Columna de Rodrigo González: Licorice Pizza: amores incompletos en los años 70
Licorice Pizza no pasma como The Master (2012) ni descoloca como Vicio Propio (2014). Más bien engancha y seduce como Boogie Nights hace ya 25 años. En este sentido la cinta puede ser doblemente nostálgica.
Después de hacer su película más atípica e inclasificable, la magnífica El Hilo Fantasma (2017), Paul Thomas Anderson regresa a las pistas del cine que más conoce, a las soleadas calles de California. Para ser exactos, a Encino, en el Valle de San Fernando, al noreste del centro de Los Angeles, en 1973. Es la zona donde él creció, como hijo de un director de televisión. Es el barrio de la infancia y de la adolescencia, el mapa de su nostalgia y de sus anhelos. Lo que resulta es, desde muchos puntos de vista, una gran película.
Licorice Pizza no pasma como The Master (2012) ni descoloca como Vicio Propio (2014). Más bien engancha y seduce como Boogie Nights hace ya 25 años. En este sentido la cinta puede ser doblemente nostálgica: muchos de los que ya pasaron los 40 años se acordarán de su adolescencia o juventud descubriendo a aquel Paul Thomas Anderson de fines de los 90, el hombre que filmaba California como pocos y que inundaba sus historias con meticulosas bandas sonoras.
Pues bien, la noticia es que Anderson ha envejecido con aplomo y ha sedimentado su talento. Se toma su tiempo para filmar (de tres a cuatro años), no baila al ritmo de otros y es capaz de contarnos ahora una historia de amor improbable sin caer en remilgos ni imposturas. El primer toque de genio es un casting perfecto, con dos protagonistas desconocidos que imantan la cámara, la pantalla y probablemente el set de rodaje.
Cooper Hoffman (hijo del fallecido Philip Seymour Hoffman) es Gary Valentine, un quinceañero que representa más edad, y Alana Haim (vocalista del grupo Haim) es Alana Kane, la asistente del fotógrafo del colegio al que va el muchacho. Gary es todo desparpajo, iniciativa y ganas de torcerle la mano al destino. Alana es independencia, fortaleza de carácter y una dulzura que no puede esconder, aunque lo quiera. Ambos saben que la diferencia de edades atenta contra cualquier relación romántica, pero aún así la vida los une, separa y vuelve a juntar. Aunque cada cual tenga parejas pasajeras, la tensión entre Gary y Alana tiene el rostro y la figura del amor.
La película es despeinada y cálida, la cara opuesta de la estética fría y clínica de El Hilo Fantasma. Es probable que el personaje de Gary sea a veces unidimensional en su incontrarrestable optimismo y aquí hay que agradecer a P. T. Anderson su sensibilidad al privilegiar más al personaje de Alana.
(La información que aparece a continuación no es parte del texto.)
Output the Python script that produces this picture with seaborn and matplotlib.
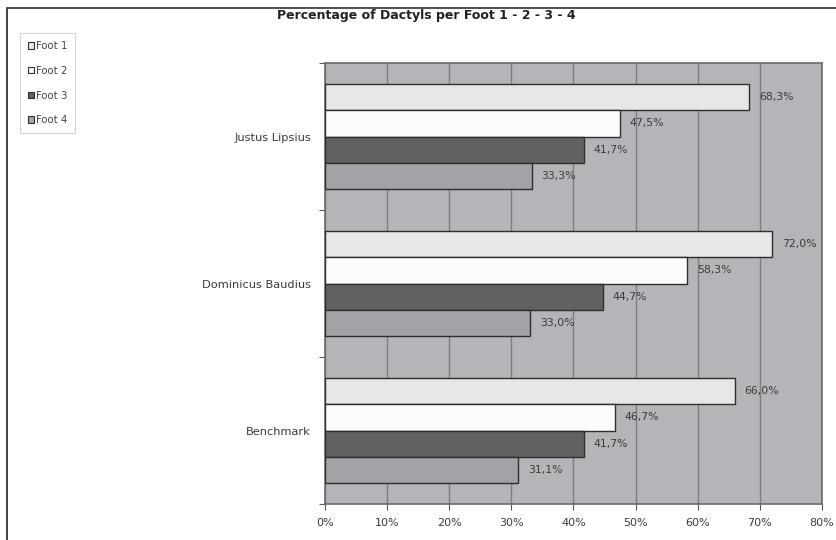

Probablemente el realizador esté tan enamorado de ella como el mismo Gary, pues de lo contrario no se entenderían las sucesivas escenas en que la sigue a todas partes, casi siempre de cuerpo entero, muchas veces corriendo y siempre expresiva. Para ser honestos, Licorice Pizza es una película en movimiento constante. Todos se desplazan: a pie, en Ferraris, en camiones o en motocicletas. Desde la primera a la última escena hay tracción física y energía en el aire.
La banda sonora encaja algunos grandes éxitos de siempre en voz de David Bowie, Paul McCartney o Jim Morrison, pero también temas de la cosecha de gustos personales de Paul Thomas Anderson. Y a final de cuentas, es ese toque propio y autobiográfico lo que hace de Licorice Pizza una película cercana y emotiva. Haciendo alusión a su gastronómico título, uno tiene derecho a repetición.